Saturday, 30 July 2016

Desperate Hours | Michael Cimino, 1990

In the opening sequence of Michael Cimino’s Desperate Hours, a car races through an idyllic valley. Mountains, open roads, lakes; the full moon huge in the sky before the dawn, the morning sun illuminating it all after. This is a long drive, uninterrupted. Just the road, just the car, just the world.

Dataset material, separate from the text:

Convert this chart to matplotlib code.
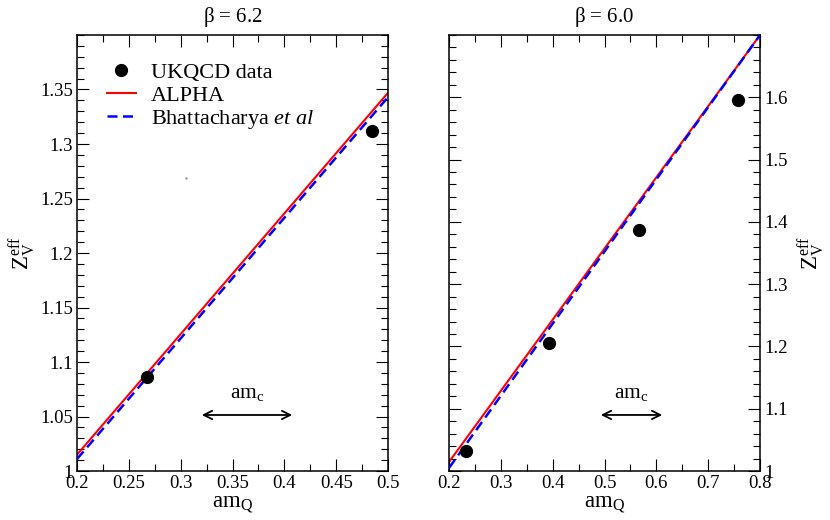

A panicked woman emerges from the car, leaves it, and half-runs to a bus stop. Elsewhere, a man is marched through holding cells shackled in chains; barred windows and reinforced gates, locks and keys. His cuffs are removed behind two locked doors and he is led into a courtroom. Michael Bosworth, a master-criminal, wants to escape, and his lawyer, Nancy, wants to help him. They are in love. He promises he’ll wait for her “as long as it takes”. His plan is objectively simple: make her look like a hostage in his escape, find a home in the suburbs to wait for her to clear her name, wait for her to find him, then run away together.

But he’s already free. Following his escape, he is driven by his brother and an accomplice through the valley to pick up Nancy’s car. When asked whether the cops will be looking for their own getaway vehicle, Bosworth remarks: “they will, but not this one.” He could escape now in Nancy’s car and nobody would find him. Yet he goes back to wait for her. He loves Nancy. He won’t break his word.

Bosworth is an honest man, if not a good man, in a dishonest America. He invades the suburban, art-filled home of a separated family. Its owner, a Vietnam veteran, cheated on his wife with a younger woman, and the family home is up for sale. During his invasion, Bosworth coldly rallies against the rules of the family -- letting the young son play Mike Tyson’s Punch-Out on the NES instead of going to bed -- and uses sparing threats of violence and surprising gestures of trust and good faith to maintain a sense of calm superiority over his confused hostages. Yet, of course, they don't respond well to being held prisoner. And they fight back.

But they never win; Bosworth just loses. A gun without bullets has no power; a man with nobody to trust has nothing to gain. Everyone is out for themselves. The family embrace and reunite in celebration as if nothing has forced them apart. Bosworth lies alone on the front lawn. There’s no room for honest men in America.